> Plotting code records
________________

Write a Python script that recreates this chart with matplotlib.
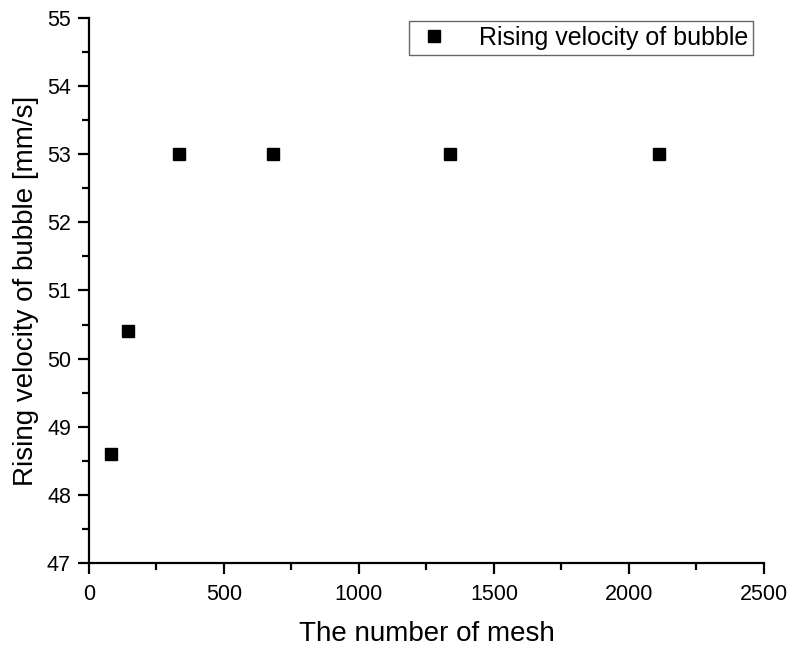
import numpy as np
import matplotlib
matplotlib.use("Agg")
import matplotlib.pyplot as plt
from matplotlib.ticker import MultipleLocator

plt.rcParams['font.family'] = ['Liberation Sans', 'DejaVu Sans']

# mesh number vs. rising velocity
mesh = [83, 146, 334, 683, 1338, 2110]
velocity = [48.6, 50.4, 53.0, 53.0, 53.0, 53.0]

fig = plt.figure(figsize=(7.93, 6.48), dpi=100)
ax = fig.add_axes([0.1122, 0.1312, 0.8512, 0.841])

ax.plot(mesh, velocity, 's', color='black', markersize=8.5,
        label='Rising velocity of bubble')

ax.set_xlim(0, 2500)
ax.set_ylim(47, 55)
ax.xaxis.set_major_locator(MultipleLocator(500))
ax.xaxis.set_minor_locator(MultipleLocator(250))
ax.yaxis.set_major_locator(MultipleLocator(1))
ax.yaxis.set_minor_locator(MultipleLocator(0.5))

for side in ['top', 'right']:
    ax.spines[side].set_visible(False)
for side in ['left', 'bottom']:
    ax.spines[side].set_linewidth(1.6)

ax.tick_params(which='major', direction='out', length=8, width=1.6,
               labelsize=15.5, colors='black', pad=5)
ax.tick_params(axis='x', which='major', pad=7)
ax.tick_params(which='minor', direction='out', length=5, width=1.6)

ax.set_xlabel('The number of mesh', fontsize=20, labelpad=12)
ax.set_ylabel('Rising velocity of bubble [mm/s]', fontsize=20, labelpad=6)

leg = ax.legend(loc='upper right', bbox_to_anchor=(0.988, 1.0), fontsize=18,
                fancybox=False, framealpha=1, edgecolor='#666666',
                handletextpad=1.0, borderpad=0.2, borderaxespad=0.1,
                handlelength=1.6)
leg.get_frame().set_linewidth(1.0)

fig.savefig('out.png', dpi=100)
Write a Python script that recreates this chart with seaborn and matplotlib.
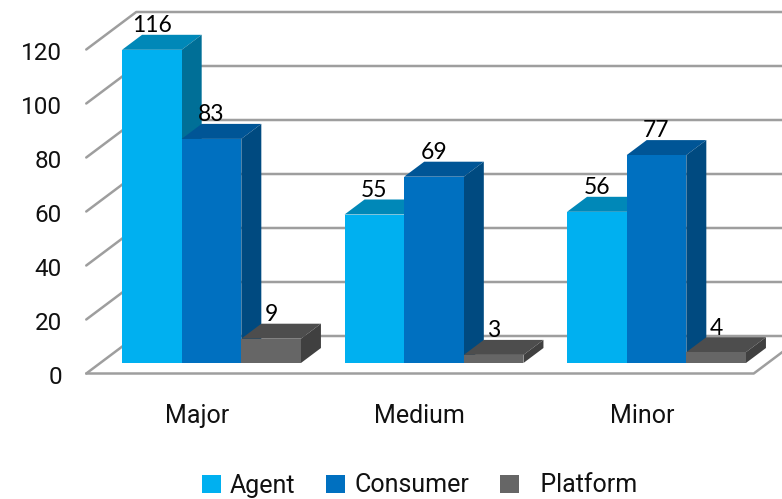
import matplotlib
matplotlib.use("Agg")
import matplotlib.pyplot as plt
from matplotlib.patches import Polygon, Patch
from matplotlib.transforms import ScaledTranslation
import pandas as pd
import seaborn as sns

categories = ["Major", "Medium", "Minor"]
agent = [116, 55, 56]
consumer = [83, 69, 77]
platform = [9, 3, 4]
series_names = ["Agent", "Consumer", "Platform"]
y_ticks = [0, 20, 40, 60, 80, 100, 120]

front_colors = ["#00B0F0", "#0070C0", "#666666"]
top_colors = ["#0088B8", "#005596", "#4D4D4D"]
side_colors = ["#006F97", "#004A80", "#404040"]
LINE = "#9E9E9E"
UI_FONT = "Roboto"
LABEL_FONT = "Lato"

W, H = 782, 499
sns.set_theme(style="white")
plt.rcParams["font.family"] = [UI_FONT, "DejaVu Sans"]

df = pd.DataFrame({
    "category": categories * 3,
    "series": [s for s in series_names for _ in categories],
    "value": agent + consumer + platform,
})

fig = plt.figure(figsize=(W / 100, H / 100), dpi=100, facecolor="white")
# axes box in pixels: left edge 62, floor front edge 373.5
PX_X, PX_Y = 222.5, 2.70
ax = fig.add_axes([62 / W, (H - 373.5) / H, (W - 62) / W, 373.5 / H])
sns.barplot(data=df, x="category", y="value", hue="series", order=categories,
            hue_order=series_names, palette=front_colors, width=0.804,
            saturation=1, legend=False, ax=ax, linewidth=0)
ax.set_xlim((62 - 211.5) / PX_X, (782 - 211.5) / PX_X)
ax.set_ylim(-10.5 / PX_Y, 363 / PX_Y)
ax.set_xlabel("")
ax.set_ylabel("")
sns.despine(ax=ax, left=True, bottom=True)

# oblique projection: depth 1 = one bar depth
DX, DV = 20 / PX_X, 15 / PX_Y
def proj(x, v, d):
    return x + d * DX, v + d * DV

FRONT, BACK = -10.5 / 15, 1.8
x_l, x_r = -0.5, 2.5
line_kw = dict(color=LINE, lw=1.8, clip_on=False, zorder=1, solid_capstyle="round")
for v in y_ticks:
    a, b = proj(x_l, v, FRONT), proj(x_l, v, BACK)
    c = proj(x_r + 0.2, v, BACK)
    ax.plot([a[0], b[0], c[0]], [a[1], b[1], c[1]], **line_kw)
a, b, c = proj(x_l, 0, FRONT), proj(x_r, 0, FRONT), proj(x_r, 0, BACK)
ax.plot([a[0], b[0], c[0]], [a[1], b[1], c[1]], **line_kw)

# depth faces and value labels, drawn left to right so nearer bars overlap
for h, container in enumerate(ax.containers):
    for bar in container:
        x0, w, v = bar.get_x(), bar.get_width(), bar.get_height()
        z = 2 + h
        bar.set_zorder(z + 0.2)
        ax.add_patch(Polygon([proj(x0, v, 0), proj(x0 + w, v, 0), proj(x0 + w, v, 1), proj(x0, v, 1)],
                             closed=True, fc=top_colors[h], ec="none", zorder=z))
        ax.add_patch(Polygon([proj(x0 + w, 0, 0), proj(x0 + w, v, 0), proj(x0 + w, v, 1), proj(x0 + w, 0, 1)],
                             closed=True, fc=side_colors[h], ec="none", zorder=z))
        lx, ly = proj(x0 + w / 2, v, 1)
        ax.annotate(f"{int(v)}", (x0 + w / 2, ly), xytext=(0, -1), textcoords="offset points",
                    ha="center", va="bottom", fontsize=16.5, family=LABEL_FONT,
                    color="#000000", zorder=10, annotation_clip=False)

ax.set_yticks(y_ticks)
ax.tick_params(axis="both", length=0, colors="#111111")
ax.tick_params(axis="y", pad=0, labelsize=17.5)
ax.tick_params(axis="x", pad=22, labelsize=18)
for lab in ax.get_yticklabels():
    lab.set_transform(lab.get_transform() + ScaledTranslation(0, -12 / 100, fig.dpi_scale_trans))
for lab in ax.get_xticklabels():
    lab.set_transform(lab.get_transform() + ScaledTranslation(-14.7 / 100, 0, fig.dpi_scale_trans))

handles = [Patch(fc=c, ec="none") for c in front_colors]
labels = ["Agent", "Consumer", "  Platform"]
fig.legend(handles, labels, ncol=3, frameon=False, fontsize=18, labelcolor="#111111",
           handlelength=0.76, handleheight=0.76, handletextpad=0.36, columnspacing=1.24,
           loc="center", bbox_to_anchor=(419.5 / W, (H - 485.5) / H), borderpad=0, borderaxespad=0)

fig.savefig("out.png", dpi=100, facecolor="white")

________________

> Job
Everything from the first line of the records through the line containing "y_ticks = [0, 20, 40, 60, 80, 100, 120]" should be reproduced exactly, apart from the pictures.

> Task solution
Write a Python script that recreates this chart with matplotlib.
import numpy as np
import matplotlib
matplotlib.use("Agg")
import matplotlib.pyplot as plt
from matplotlib.ticker import MultipleLocator

plt.rcParams['font.family'] = ['Liberation Sans', 'DejaVu Sans']

# mesh number vs. rising velocity
mesh = [83, 146, 334, 683, 1338, 2110]
velocity = [48.6, 50.4, 53.0, 53.0, 53.0, 53.0]

fig = plt.figure(figsize=(7.93, 6.48), dpi=100)
ax = fig.add_axes([0.1122, 0.1312, 0.8512, 0.841])

ax.plot(mesh, velocity, 's', color='black', markersize=8.5,
        label='Rising velocity of bubble')

ax.set_xlim(0, 2500)
ax.set_ylim(47, 55)
ax.xaxis.set_major_locator(MultipleLocator(500))
ax.xaxis.set_minor_locator(MultipleLocator(250))
ax.yaxis.set_major_locator(MultipleLocator(1))
ax.yaxis.set_minor_locator(MultipleLocator(0.5))

for side in ['top', 'right']:
    ax.spines[side].set_visible(False)
for side in ['left', 'bottom']:
    ax.spines[side].set_linewidth(1.6)

ax.tick_params(which='major', direction='out', length=8, width=1.6,
               labelsize=15.5, colors='black', pad=5)
ax.tick_params(axis='x', which='major', pad=7)
ax.tick_params(which='minor', direction='out', length=5, width=1.6)

ax.set_xlabel('The number of mesh', fontsize=20, labelpad=12)
ax.set_ylabel('Rising velocity of bubble [mm/s]', fontsize=20, labelpad=6)

leg = ax.legend(loc='upper right', bbox_to_anchor=(0.988, 1.0), fontsize=18,
                fancybox=False, framealpha=1, edgecolor='#666666',
                handletextpad=1.0, borderpad=0.2, borderaxespad=0.1,
                handlelength=1.6)
leg.get_frame().set_linewidth(1.0)

fig.savefig('out.png', dpi=100)
Write a Python script that recreates this chart with seaborn and matplotlib.
import matplotlib
matplotlib.use("Agg")
import matplotlib.pyplot as plt
from matplotlib.patches import Polygon, Patch
from matplotlib.transforms import ScaledTranslation
import pandas as pd
import seaborn as sns

categories = ["Major", "Medium", "Minor"]
agent = [116, 55, 56]
consumer = [83, 69, 77]
platform = [9, 3, 4]
series_names = ["Agent", "Consumer", "Platform"]
y_ticks = [0, 20, 40, 60, 80, 100, 120]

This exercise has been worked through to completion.